Most of the cultivated land here pays revenue at the rate of four annas an acre, and as assistant collector in revenue work, Mr Cooper had to put things right.
He went on to tell me about a question of property concerning two golden heads. There is a mountain called Popa (5000 feet high) standing right in the middle of the plain. We could see it from the back of the house. It is an extinct volcano and is the home of two of the most important Nats in all Burmah. They have lived on Popa ever since about 380 A.D. They were brother and sister, and used to have a festival held on this mountain every year in their honour.
About the middle of the eighteenth century one of the kings of Ava—Bodawpaya—presented to the Popa villagers two golden heads, intended to represent these Nats. At that time Popa village, for some reason, was a separate jurisdiction outside the jurisdiction of the Pagan governor. What happened was that these heads were kept in the Royal Treasury at Pagan for safety, and taken up to Popa every year for the festival and brought back again. Subsequently, Popa came under the jurisdiction of the Pagan governor. Then apparently the Pagan people began to think that these heads really belonged to them, and they were kept in Pagan until the annexation in 1886. After this, our Government, thinking they were very valuable relics which ought to be preserved, sent them down to the Bernard Free Library in Rangoon, where they have been lodged ever since.
Some time ago the Popa villagers sent in a petition that they might be allowed to have their heads back, as they wanted them for the festival. Investigations were started and about a month before my visit Mr Cooper had been up to Popa and there dictated a written guarantee, signed by the principal men of the village (the Lugyis, as they are called), that they would undertake the responsibility of looking after these heads if they were given back to them. Then Mr Cooper came to Pagan and had a meeting of the Pagan Lugyis, asking them to sign a written repudiation of claim, and that's where the matter rested.
I asked Mr Cooper to tell me the story of these famous Nats, in whose honour a coconut is hung up in houses in this part of Burmah just as regularly as we do for the tomtits at home, so that they can eat when they like, and here is the story in his own words as he told it to me at Pagan.
These Nats have a good many names, but their proper names are Natindaw and Shwemetyna, and they used to live in a place up the river called Tagaung, a thousand years ago. Natindaw, the man, was a blacksmith. He was very strong indeed—so strong that the King of Tagaung was afraid of him and gave orders that he should be arrested. The man (he had not become a Nat then) was afraid and ran away, but his sister remained and the king married her. After some time the king thought of Natindaw again and believed that although in exile he might be doing something to stir up rebellion. So the king offered Natindaw an appointment at the Court, and when Natindaw came he had him seized by guards and bound to a champak tree near the palace. Then the King had the tree set on fire, and Natindaw proceeded to burn up. Just at that moment the queen (Natindaw's sister) came out of the palace and saw her brother being burnt. She rushed into the fire and tried to save him, and failing, decided to share his fate.
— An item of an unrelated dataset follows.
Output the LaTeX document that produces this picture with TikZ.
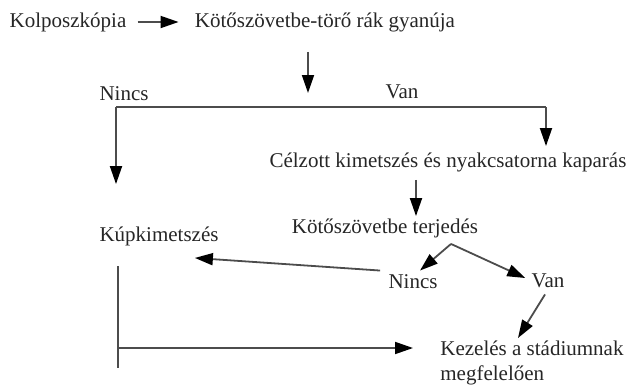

The king then tried to pull her out by her back hair but was too late, and both the brother and sister were utterly consumed except their heads. That finished them as human beings, but they became Nats and lived up another champak tree at Tagaung, and there, because they had been so shockingly treated, they made up for it after death. They used to pounce on everyone who passed underneath—cattle and people. At last the king had the tree with the brother and sister on it cut down, and it floated down the river and eventually stranded at Pagan. Well, the King of Pagan, who was at that time Thurligyaung, had a dream the night before that something very wonderful would come to Pagan the next day by river. In the morning he went down to the bank and there he found the tree with the human heads of Natindaw and Shwemetyna sitting on it, and they told him who they were and how badly they had been treated. The king became very frightened and said he would build them a place to live in on Popa. So they thanked him and he built them Natsin, a little sort of hut on Popa, and there they have lived ever since.
Every year the kings of Pagan used to go in state and offer sacrifice to Natindaw and Shwemetyna of the flesh of white bullocks and white goats, and the Popa Nat story is still going on because of the latest development about the golden heads.
It is a Burmese saying that no one can point in any direction at Pagan in which there is not a pagoda, and on many of them in the mornings I saw vultures—great bare-necked creatures—thriving apparently on barrenness.
Lack of water is the great trouble to the villages. The average rainfall in this dry zone (which extends roughly from south of the Magwe district to north of Mandalay) is fifteen to twenty inches.